Problem: Give a linear-time algorithm to find an odd-length (directed) cycle in a directed graph. (Exercise 3.21 of Algorithms by S. Dasgupta, C. Papadimitriou, and U. Vazirani.)


The related post@cs.stackexchange asks for the existence of an odd-length directed cycle in a digraph, which is solved by the following theorem@algs4.cs.princeton.edu.

Theorem: A directed graph has an odd-length directed cycle if and only if one (or more) of its strong components is non-bipartite (when treated as an undirected graph).

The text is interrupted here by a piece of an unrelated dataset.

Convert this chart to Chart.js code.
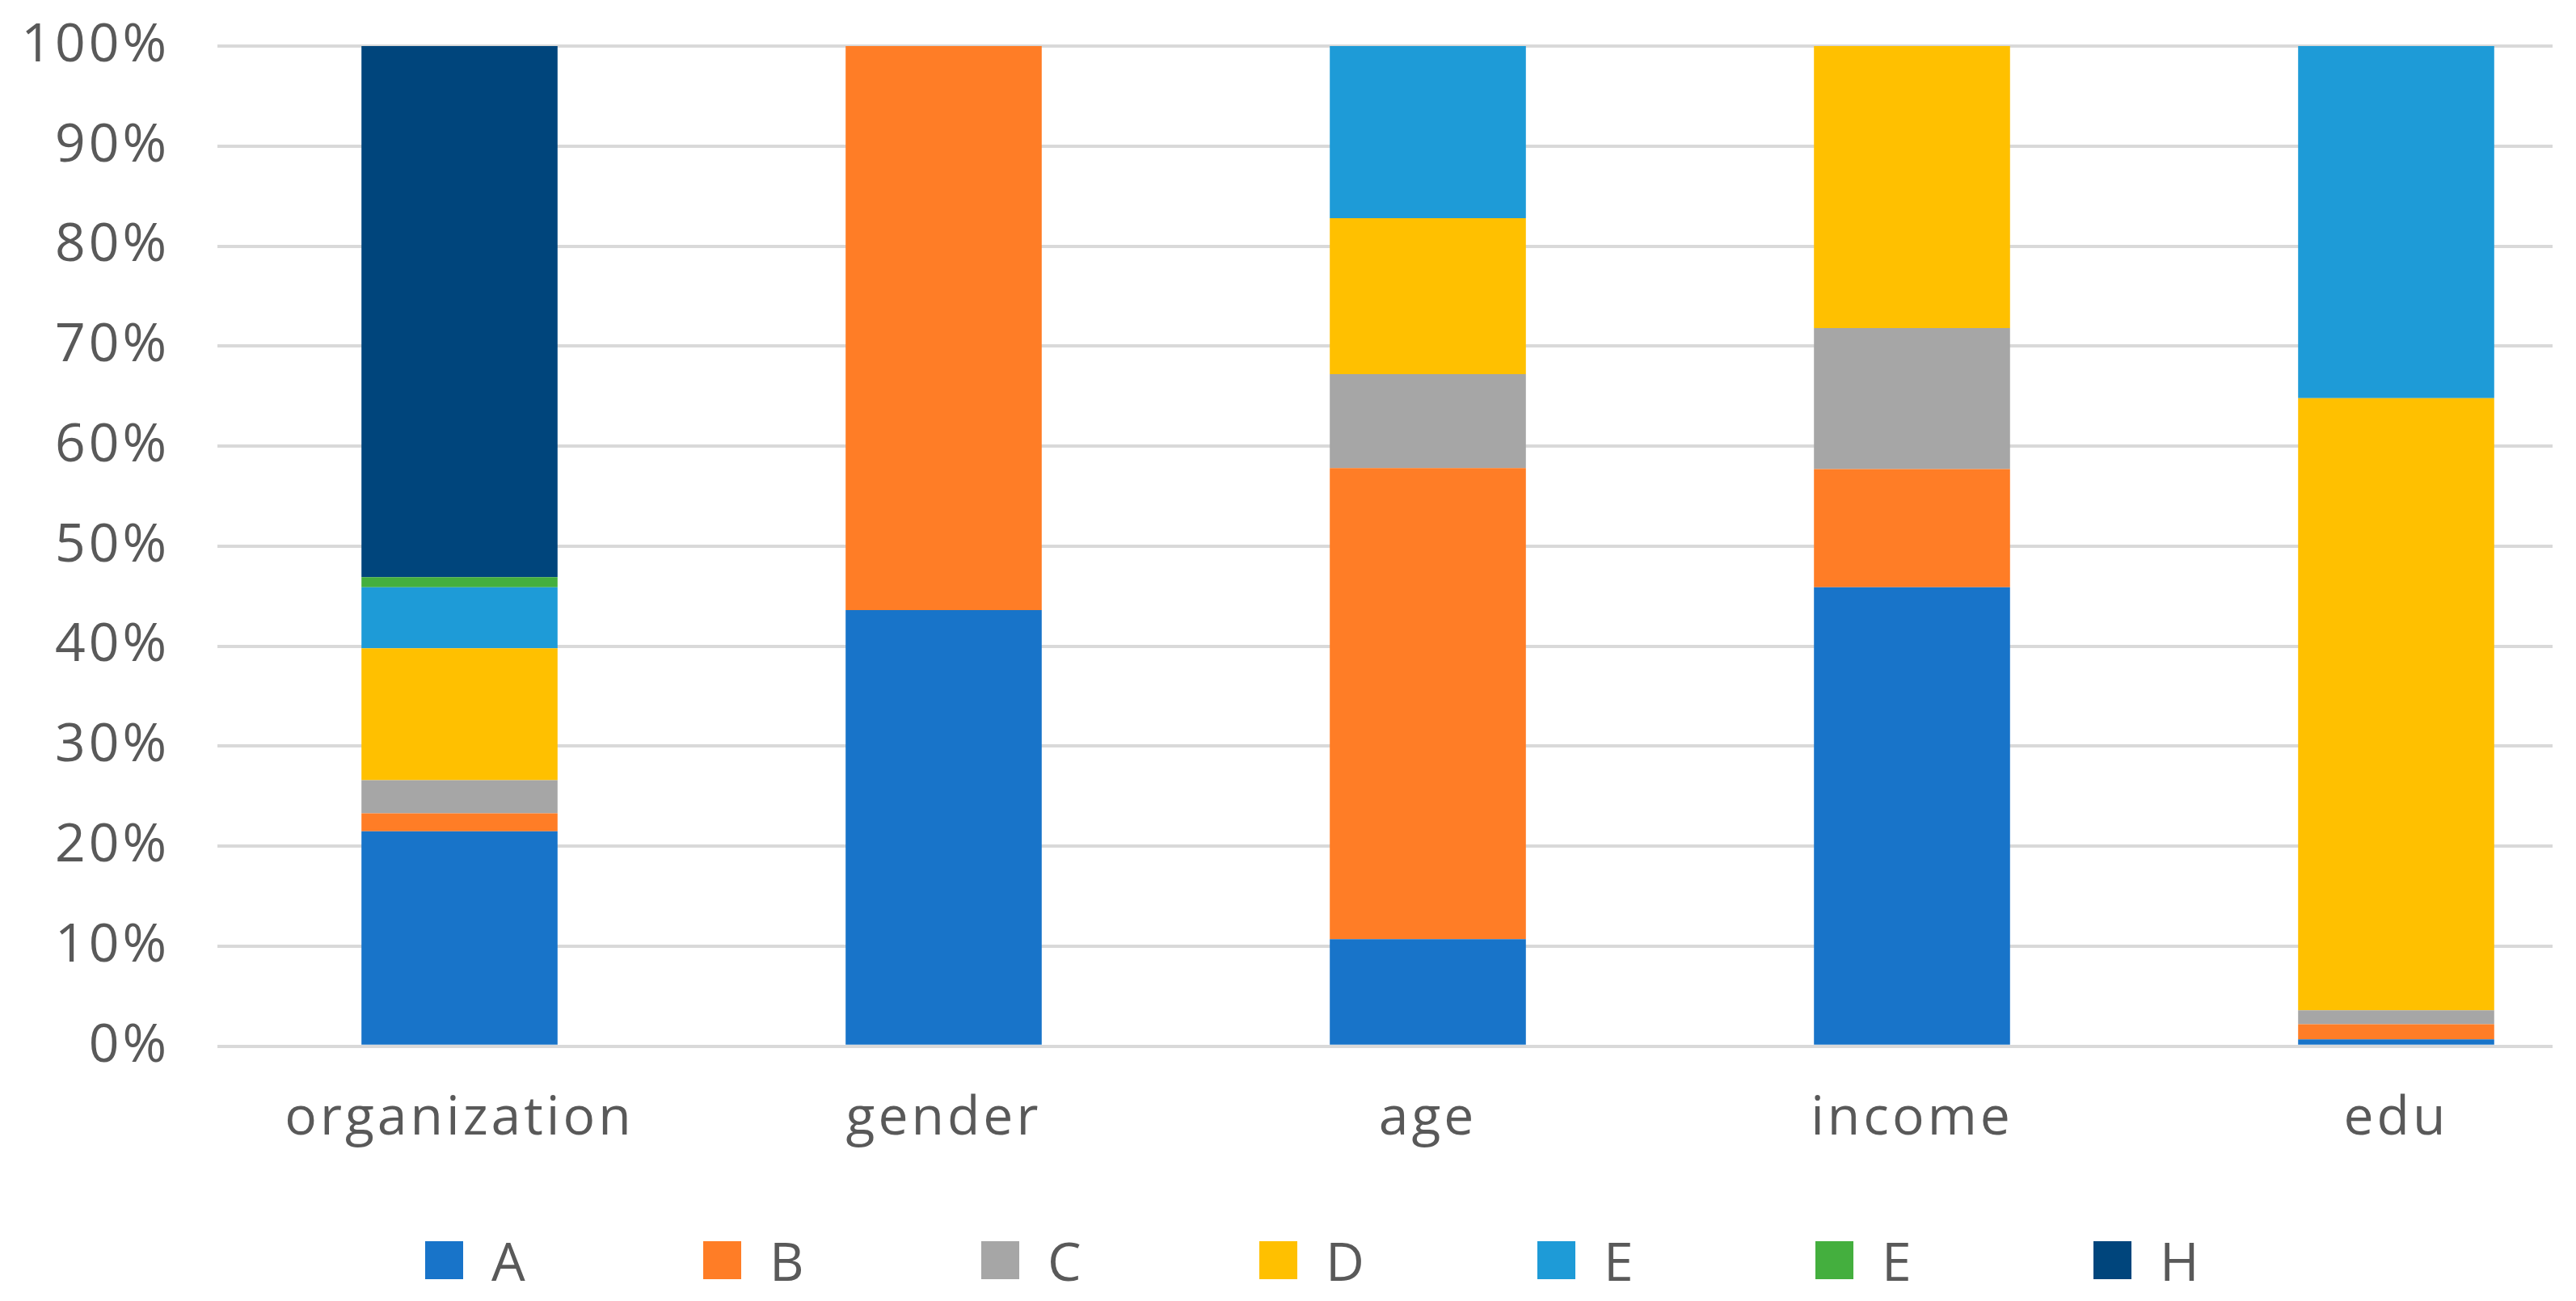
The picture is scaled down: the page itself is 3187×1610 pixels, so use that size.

Thus, we can assume that the digraph is strongly connected.

Asked By : hengxin

Answered By : Denis Pankratov

Let $G$ be strongly connected. Run BFS (!) from an arbitrary vertex $s$. BFS creates a leveled tree where level of a vertex $v$ is it's directed distance from $s$. If while running BFS you have never seen an edge $(u,v)$ that goes between levels of the same parity then $G$ is bipartite. The parity of the level of $u$ defines the partition that $u$ belongs to. Note that since every vertex is reachable from $s$, BFS will explore all the edges, so all of the edges would be going between the two blocks of the partition. Otherwise, you find an edge $(u,v)$ that goes between levels of the same parity. Suppose level of $u$ is even and level of $v$ is even. Then run DFS (or BFS) from $v$ to get a path to $s$. If this path is of even length then you get an odd directed cycle $s \rightsquigarrow u \rightarrow v \rightsquigarrow s$. If this path is of odd length then you get an odd directed cycle $s \rightsquigarrow v \rightsquigarrow s$. Analogous thing holds when level of $u$ is odd and level of $v$ is odd. Since this algorithm simply does 2 runs of BFS/DFS, it runs in linear time.